__WHAT YOU HAVE TO DO__:
Return every line below as is, leaving out the pictures.

* * * * * * *

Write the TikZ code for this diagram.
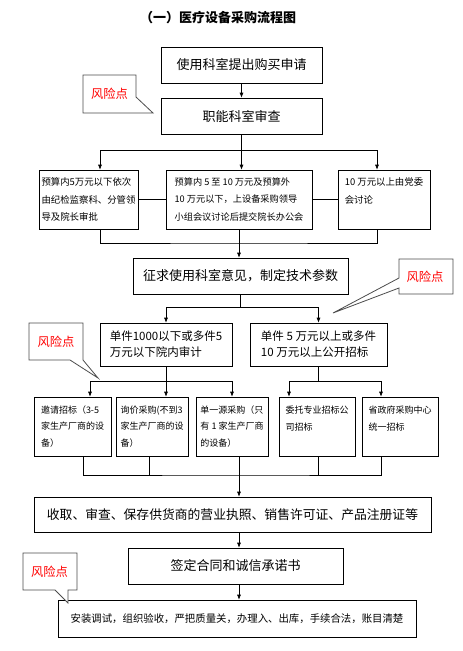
\documentclass[tikz,border=0pt]{standalone}
\usepackage{fontspec}
\setmainfont{Noto Sans CJK SC}
\usetikzlibrary{arrows.meta}
\begin{document}
\begin{tikzpicture}[x=1pt, y=-1pt, line width=0.6pt]
  \tikzset{
    box/.style={draw=black, inner sep=2pt, align=center, font=\fontsize{13}{15}\selectfont},
    cell/.style={draw=black, inner sep=2pt, align=left},
    tall/.style={cell, minimum height=59pt},
    flow/.style={draw=black, -{Latex[length=5pt,width=4pt]}},
    risk/.style={draw=black!70, fill=white, line width=0.8pt},
    risktext/.style={text=red, font=\fontsize{12.3}{14}\selectfont}
  }
  \useasboundingbox (0,0) rectangle (463,651);

  \node (title) at (218,18) {\bfseries\fontsize{13}{15}\selectfont （一）医疗设备采购流程图};

  \node[box, minimum width=161pt, minimum height=36pt] (apply) at (241.5,65) {使用科室提出购买申请};
  \node[box, minimum width=161pt, minimum height=36pt] (review) at (241.5,116) {职能科室审查};

  \node[tall, minimum width=99pt, font=\fontsize{9.4}{17.5}\selectfont] (small) at (88.5,199.5)
    {预算内5万元以下依次\\由纪检监察科、分管领\\导及院长审批};
  \node[tall, minimum width=146pt, font=\fontsize{9.2}{17.5}\selectfont] (middle) at (239,199.5)
    {预算内 5 至 10 万元及预算外\\10 万元以下，上设备采购领导\\小组会议讨论后提交院长办公会};
  \node[tall, minimum width=92pt, font=\fontsize{9.4}{17.5}\selectfont] (large) at (384,199.5)
    {10 万元以上由党委\\会讨论\\~};

  \node[box, minimum width=215pt, minimum height=36pt] (param) at (240.5,276) {征求使用科室意见，制定技术参数};

  \node[cell, minimum width=132pt, minimum height=43pt, font=\fontsize{11.5}{16}\selectfont] (inhouse) at (166,344.5)
    {单件1000以下或多件5\\万元以下院内审计};
  \node[cell, minimum width=137pt, minimum height=43pt, font=\fontsize{11.5}{16}\selectfont] (open) at (318.5,344.5)
    {单件 5 万元以上或多件\\10 万元以上公开招标};

  \node[tall, minimum width=77pt, font=\fontsize{9}{16.5}\selectfont] (invite) at (72.5,426.5)
    {邀请招标（3-5\\家生产厂商的设\\备）};
  \node[tall, minimum width=72pt, font=\fontsize{9}{16.5}\selectfont] (inquiry) at (152,426.5)
    {询价采购(不到3\\家生产厂商的设\\备）};
  \node[tall, minimum width=72pt, font=\fontsize{9}{16.5}\selectfont] (single) at (232,426.5)
    {单一源采购（只\\有 1 家生产厂商\\的设备）};
  \node[tall, minimum width=76pt, font=\fontsize{9}{16.5}\selectfont] (agency) at (317,426.5)
    {委托专业招标公\\司招标\\~};
  \node[tall, minimum width=76pt, font=\fontsize{9}{16.5}\selectfont] (province) at (400,426.5)
    {省政府采购中心\\统一招标\\~};

  \node[box, minimum width=397pt, minimum height=35pt, font=\fontsize{12.8}{15}\selectfont] (license) at (232.5,514.5)
    {收取、审查、保存供货商的营业执照、销售许可证、产品注册证等};
  \node[box, minimum width=215pt, minimum height=36pt] (contract) at (235.5,566) {签定合同和诚信承诺书};
  \node[box, minimum width=358pt, minimum height=37pt, font=\fontsize{10.4}{13}\selectfont] (install) at (237,618.5)
    {安装调试，组织验收，严把质量关，办理入、出库，手续合法，账目清楚};

  % approval levels
  \coordinate (split1) at (241.5,150);
  \draw[flow] (apply) -- (review);
  \draw[flow] (review) -- (review |- middle.north);
  \draw[flow] (split1) -| ([xshift=11.5pt]small.north);
  \draw[flow] (split1) -| ([xshift=-7pt]large.north);
  \draw (small) -- (middle) (middle) -- (large);
  \coordinate (merge1) at (239,243);
  \draw ([xshift=11.5pt]small.south) |- (merge1) -| ([xshift=-7pt]large.south);
  \draw (middle) -- (merge1);
  \draw[flow] (merge1) -- (merge1 |- param.north);

  % purchase ways
  \coordinate (split2) at (240.5,307);
  \draw (param) -- (split2);
  \draw[flow] (split2) -| (inhouse);
  \draw[flow] (split2) -| (open);
  \coordinate (split3) at (166,381);
  \draw (inhouse) -- (split3);
  \draw[flow] (split3) -| ([xshift=17.5pt]invite.north);
  \draw[flow] (split3) -| ([xshift=14pt]inquiry.north);
  \draw[flow] (split3) -| (single);
  \coordinate (split4) at (318.5,381);
  \draw (open) -- (split4);
  \draw[flow] (split4) -| ([xshift=-28pt]agency.north);
  \draw[flow] (split4) -| ([xshift=-19pt]province.north);

  \coordinate (merge2) at (239,475);
  \draw ([xshift=10.5pt]invite.south) |- (merge2) -| ([xshift=-19pt]province.south);
  \draw ([xshift=-3pt]inquiry.south) -- ([xshift=-3pt]inquiry.south |- merge2);
  \draw (single.south -| merge2) -- (merge2);
  \draw ([xshift=1pt]agency.south) -- ([xshift=1pt]agency.south |- merge2);
  \draw[flow] (merge2) -- (merge2 |- license.north);
  \draw[flow] (merge2 |- license.south) -- (merge2 |- contract.north);
  \draw[flow] (merge2 |- contract.south) -- (merge2 |- install.north);

  % risk points
  \draw[risk] (83,75) -- (136,75) -- (136,97) -- (153,113) -- (83,113) -- cycle;
  \node[risktext] (risk1) at (109.5,94) {风险点};
  \draw[risk] (399,259) -- (453,259) -- (453,294) -- (399,294) -- (399,288) -- (333,313) -- (399,278) -- cycle;
  \node[risktext] (risk2) at (425,277) {风险点};
  \draw[risk] (29,323) -- (83,323) -- (83,360) -- (98,378) -- (70,360) -- (29,360) -- cycle;
  \node[risktext] (risk3) at (56,342) {风险点};
  \draw[risk] (23,553) -- (77,553) -- (77,590) -- (68,590) -- (68,603) -- (55,590) -- (23,590) -- cycle;
  \node[risktext] (risk4) at (49.5,572) {风险点};
\end{tikzpicture}
\end{document}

* * * * * * *

__SOLUTION TO THIS EXERCISE__:
Write the TikZ code for this diagram.
\documentclass[tikz,border=0pt]{standalone}
\usepackage{fontspec}
\setmainfont{Noto Sans CJK SC}
\usetikzlibrary{arrows.meta}
\begin{document}
\begin{tikzpicture}[x=1pt, y=-1pt, line width=0.6pt]
  \tikzset{
    box/.style={draw=black, inner sep=2pt, align=center, font=\fontsize{13}{15}\selectfont},
    cell/.style={draw=black, inner sep=2pt, align=left},
    tall/.style={cell, minimum height=59pt},
    flow/.style={draw=black, -{Latex[length=5pt,width=4pt]}},
    risk/.style={draw=black!70, fill=white, line width=0.8pt},
    risktext/.style={text=red, font=\fontsize{12.3}{14}\selectfont}
  }
  \useasboundingbox (0,0) rectangle (463,651);

  \node (title) at (218,18) {\bfseries\fontsize{13}{15}\selectfont （一）医疗设备采购流程图};

  \node[box, minimum width=161pt, minimum height=36pt] (apply) at (241.5,65) {使用科室提出购买申请};
  \node[box, minimum width=161pt, minimum height=36pt] (review) at (241.5,116) {职能科室审查};

  \node[tall, minimum width=99pt, font=\fontsize{9.4}{17.5}\selectfont] (small) at (88.5,199.5)
    {预算内5万元以下依次\\由纪检监察科、分管领\\导及院长审批};
  \node[tall, minimum width=146pt, font=\fontsize{9.2}{17.5}\selectfont] (middle) at (239,199.5)
    {预算内 5 至 10 万元及预算外\\10 万元以下，上设备采购领导\\小组会议讨论后提交院长办公会};
  \node[tall, minimum width=92pt, font=\fontsize{9.4}{17.5}\selectfont] (large) at (384,199.5)
    {10 万元以上由党委\\会讨论\\~};

  \node[box, minimum width=215pt, minimum height=36pt] (param) at (240.5,276) {征求使用科室意见，制定技术参数};

  \node[cell, minimum width=132pt, minimum height=43pt, font=\fontsize{11.5}{16}\selectfont] (inhouse) at (166,344.5)
    {单件1000以下或多件5\\万元以下院内审计};
  \node[cell, minimum width=137pt, minimum height=43pt, font=\fontsize{11.5}{16}\selectfont] (open) at (318.5,344.5)
    {单件 5 万元以上或多件\\10 万元以上公开招标};

  \node[tall, minimum width=77pt, font=\fontsize{9}{16.5}\selectfont] (invite) at (72.5,426.5)
    {邀请招标（3-5\\家生产厂商的设\\备）};
  \node[tall, minimum width=72pt, font=\fontsize{9}{16.5}\selectfont] (inquiry) at (152,426.5)
    {询价采购(不到3\\家生产厂商的设\\备）};
  \node[tall, minimum width=72pt, font=\fontsize{9}{16.5}\selectfont] (single) at (232,426.5)
    {单一源采购（只\\有 1 家生产厂商\\的设备）};
  \node[tall, minimum width=76pt, font=\fontsize{9}{16.5}\selectfont] (agency) at (317,426.5)
    {委托专业招标公\\司招标\\~};
  \node[tall, minimum width=76pt, font=\fontsize{9}{16.5}\selectfont] (province) at (400,426.5)
    {省政府采购中心\\统一招标\\~};

  \node[box, minimum width=397pt, minimum height=35pt, font=\fontsize{12.8}{15}\selectfont] (license) at (232.5,514.5)
    {收取、审查、保存供货商的营业执照、销售许可证、产品注册证等};
  \node[box, minimum width=215pt, minimum height=36pt] (contract) at (235.5,566) {签定合同和诚信承诺书};
  \node[box, minimum width=358pt, minimum height=37pt, font=\fontsize{10.4}{13}\selectfont] (install) at (237,618.5)
    {安装调试，组织验收，严把质量关，办理入、出库，手续合法，账目清楚};

  % approval levels
  \coordinate (split1) at (241.5,150);
  \draw[flow] (apply) -- (review);
  \draw[flow] (review) -- (review |- middle.north);
  \draw[flow] (split1) -| ([xshift=11.5pt]small.north);
  \draw[flow] (split1) -| ([xshift=-7pt]large.north);
  \draw (small) -- (middle) (middle) -- (large);
  \coordinate (merge1) at (239,243);
  \draw ([xshift=11.5pt]small.south) |- (merge1) -| ([xshift=-7pt]large.south);
  \draw (middle) -- (merge1);
  \draw[flow] (merge1) -- (merge1 |- param.north);

  % purchase ways
  \coordinate (split2) at (240.5,307);
  \draw (param) -- (split2);
  \draw[flow] (split2) -| (inhouse);
  \draw[flow] (split2) -| (open);
  \coordinate (split3) at (166,381);
  \draw (inhouse) -- (split3);
  \draw[flow] (split3) -| ([xshift=17.5pt]invite.north);
  \draw[flow] (split3) -| ([xshift=14pt]inquiry.north);
  \draw[flow] (split3) -| (single);
  \coordinate (split4) at (318.5,381);
  \draw (open) -- (split4);
  \draw[flow] (split4) -| ([xshift=-28pt]agency.north);
  \draw[flow] (split4) -| ([xshift=-19pt]province.north);

  \coordinate (merge2) at (239,475);
  \draw ([xshift=10.5pt]invite.south) |- (merge2) -| ([xshift=-19pt]province.south);
  \draw ([xshift=-3pt]inquiry.south) -- ([xshift=-3pt]inquiry.south |- merge2);
  \draw (single.south -| merge2) -- (merge2);
  \draw ([xshift=1pt]agency.south) -- ([xshift=1pt]agency.south |- merge2);
  \draw[flow] (merge2) -- (merge2 |- license.north);
  \draw[flow] (merge2 |- license.south) -- (merge2 |- contract.north);
  \draw[flow] (merge2 |- contract.south) -- (merge2 |- install.north);

  % risk points
  \draw[risk] (83,75) -- (136,75) -- (136,97) -- (153,113) -- (83,113) -- cycle;
  \node[risktext] (risk1) at (109.5,94) {风险点};
  \draw[risk] (399,259) -- (453,259) -- (453,294) -- (399,294) -- (399,288) -- (333,313) -- (399,278) -- cycle;
  \node[risktext] (risk2) at (425,277) {风险点};
  \draw[risk] (29,323) -- (83,323) -- (83,360) -- (98,378) -- (70,360) -- (29,360) -- cycle;
  \node[risktext] (risk3) at (56,342) {风险点};
  \draw[risk] (23,553) -- (77,553) -- (77,590) -- (68,590) -- (68,603) -- (55,590) -- (23,590) -- cycle;
  \node[risktext] (risk4) at (49.5,572) {风险点};
\end{tikzpicture}
\end{document}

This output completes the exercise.